Prospects of Semiconductor in Insulator (SOI) Technology in Power Amplifiers and Integrated Nanoelectromechanical Systems

April 6, 2012
2:00pm-3:00pm
Mudd 633
Hosted by: Columbia Integrated System Laboratory
Speaker: Prof. Saeed Mohammadi , Associate Professor (School of Electrical and Computer Engineering, Purdue University)

Abstract

Silicon on Insulator (SOI) technology has been widely used for low power analog and digital circuits for applications in mobile computation and communication. An addition of a buried oxide layer beneath a thin Si device layer in SOI technology brings about a new physics to the CMOS transistor, one that is still not fully understood.

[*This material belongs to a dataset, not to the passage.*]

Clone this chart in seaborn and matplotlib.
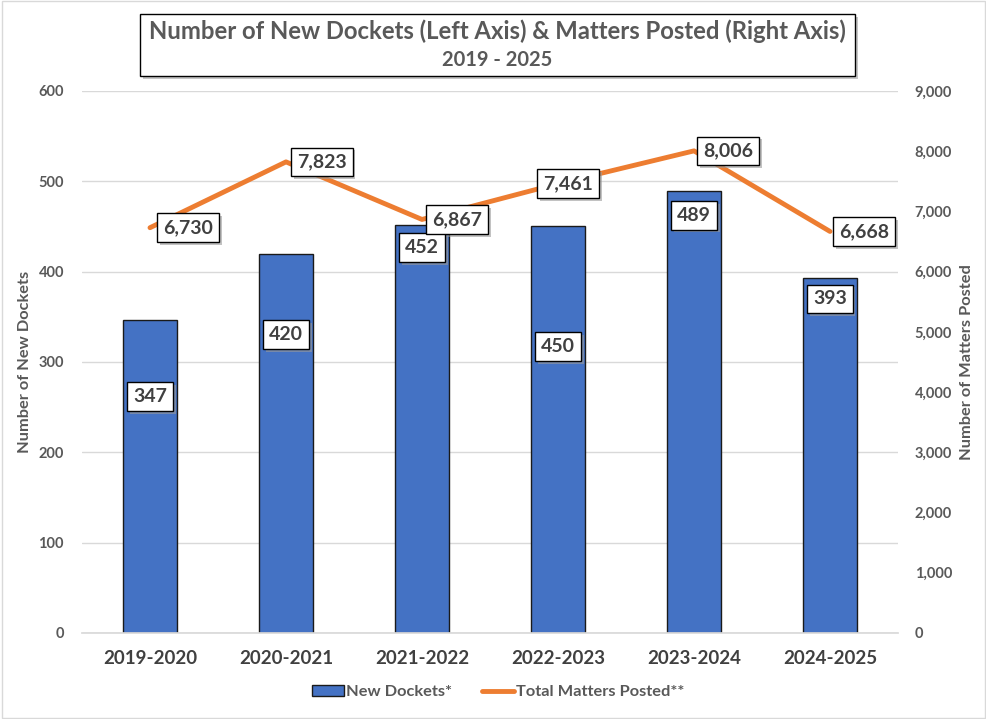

The buried oxide layer reduces the parasitic capacitance of transistors and interconnect metallizations to the Si substrate, which in turn reduces the dynamic power dissipation. Moreover, the buried oxide layer, when combined with trench oxide, helps electrically isolate CMOS transistors from each other and from the Si substrate. Electrically isolated SOI transistors can be stacked on top of each other to form power amplifiers with large output voltage swings. On the other hand, buried oxide layer facilitates micromachining of thin Silicon Nanowires that can be easily made into suspended double-clamped nanoelectromechanical resonators. With excellent control over the fabrication process, these mechanical resonators are made reliable, reproducible and widely tunable. In addition, they can be excited in their nonlinear dynamics modes including parametric amplification and resonance modes. In this presentation, SOI applications in both power amplifiers and integrated Nanoelectromechanical systems are revisited and our most recent results are presented.

Speaker Biography

Saeed Mohammadi graduated with a Masters degree in Electrical Engineering from the University of Waterloo, ONT, Canada in 1994. He earned his PhD degree in Electrical Engineering from the University of Michigan in Ann Arbor in 2000. Since 2002, he has been at Purdue University where he currently serves as an Associate Professor. His research interests are in the areas of experimental nanotechnology and RF circuits. Together with his students, Prof Mohammadi has published more than 120 papers in these areas including the first carbon nanotube RF transistor, the first transparent flexible display technology based on carbon nanotube thin film transistors and the first RF CMOS receiver implemented in subthreshold regime.